Na torze w Monako strata netto wynikająca ze zjazdu po nowe opony to około 20 sekund. A więc Hamilton miał wystarczająco dużo czasu. Pojawiły się rozmowy na linii Hamilton-boksy o zmianie opon (nie ma jeszcze transkrypcji). Hamilton chciał nowe opony, stratedzy wszystko wyliczyli i stwierdzili, że ma wystarczający zapas, więc wezwali go po opony super miękkie. Niki Lauda, który słuchał tych rozmów powiedział, że nie mogli się zdecydować, były różne wypowiedzi. Ale koniec, końców wezwali Hamiltona do boksu.
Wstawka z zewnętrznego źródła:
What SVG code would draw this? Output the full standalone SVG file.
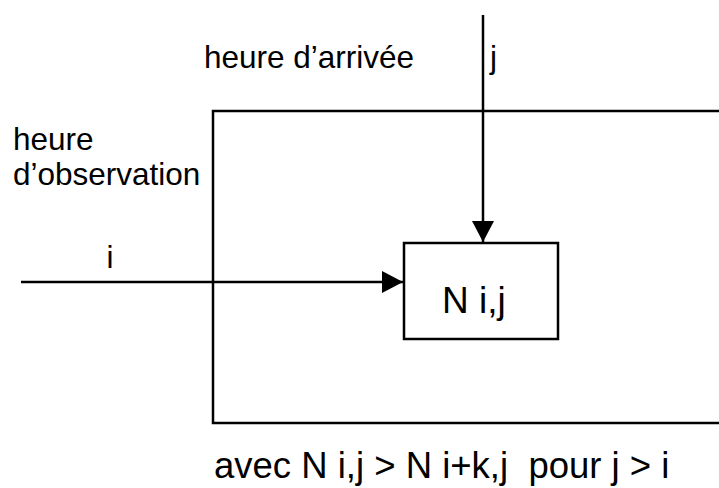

Problem pojawił się na okrążeniu 65. Na torze pojawił się SC i tempo wszystkich kierowców jeszcze bardziej spadło. Ale to Hamilton zdecydowanie najbardziej zwolnił w porównaniu do swoich rywali. Hamilton pokonał to okrążenie o 28 sekund wolniej od Rosberga. Biorąc pod uwagę stratę na pobyt w boksach, to widać że pojechał wolniej niż mógł to zrobić. Może zagadał się z inżynierami, może myślał, że ma pewną przewagę, może miał przed sobą dublowanego kierowcę? Trudno to w tej chwili określić. Nagranie wideo oraz dokładne czasy sektorów z tego okrążenie rozjaśniłyby to sytuację. Hamilton dostał ostateczną informację o zjeździe do boksów zaledwie 50 m od wjazdu do alei serwisowej. Mercedes narzeka, że w Monako nie ma systemu GPS i dlatego nie mieli pełnych informacji dotyczących czasów.
Kolejna kwestia to drugi pit-stop Hamiltona, który był o 1,3 sekund wolniejszy od pierwszego. W alei serwisowej podczas neutralizacji obowiązują takie same ograniczenia jak wcześniej. I to nie miało wpływu na tę sytuację. Biorąc pod uwagę to jak blisko Vettela wyjechał Hamilton po wymianie kół – długość około połowy bolidu na linii kończącej strefę wyjazdową – to można być pewnym, że gdyby wymiana kół poszła równie sprawnie jak za pierwszym razem, to byłby przed Vettelem. Co do Rosberga to trudno to określić. Byłoby bardzo blisko. Wydaje mi się, że w idealny pit-stop nie wystarczyłby do wyprzedzenia Rosberga.
Nie można ryzykować w ten sposób, w jaki zrobił to Mercedes gdy w grę wchodzi zwycięstwo. A już na pewno nie na torze w Monako, gdzie wyprzedzanie jest niezwykle trudne. Na każdym innym obiekcie Hamilton mając nowe opony, nadrobiłby te dwa miejsca w ciągu ośmiu okrążeń. Gdy Hamilton pytał o nowe opony, to powinni mu powiedzieć, że Rosberg nie będzie zjeżdżał i nie ma potrzeby aby on to robił, bo nie będzie zagrożony z tyłu. Mimo, że ogumienie było już lekko zniszczone. To zamknęłoby temat. Nie mam dostępu do dokładnych danych z live-timingu, może ktoś je ma. Bo wiele rozjaśniłyby różnice między Hamiltonem i Rosbergiem na końcu pierwszego i drugiego sektora na 65 okrążeniu. Zobaczylibyśmy w którym momencie Hamilton stracił dodatkowe sekundy.
Toto Wolff przeprosił Hamiltona za błąd zespołu. Niki Lauda zapowiada dochodzenie, aby stwierdzić gdzie pojawił się błąd. To typowe korporacyjne działanie. Zwycięstwa Hamiltonowi nikt nie odda. On wyszedł jako zwycięzca moralny z tej sytuacji. Nico Rosberg wygrał po raz 10 w karierze i pierwszy raz dwa wyścigi z rzędu. Oraz trzeci raz z rzędu w Monako.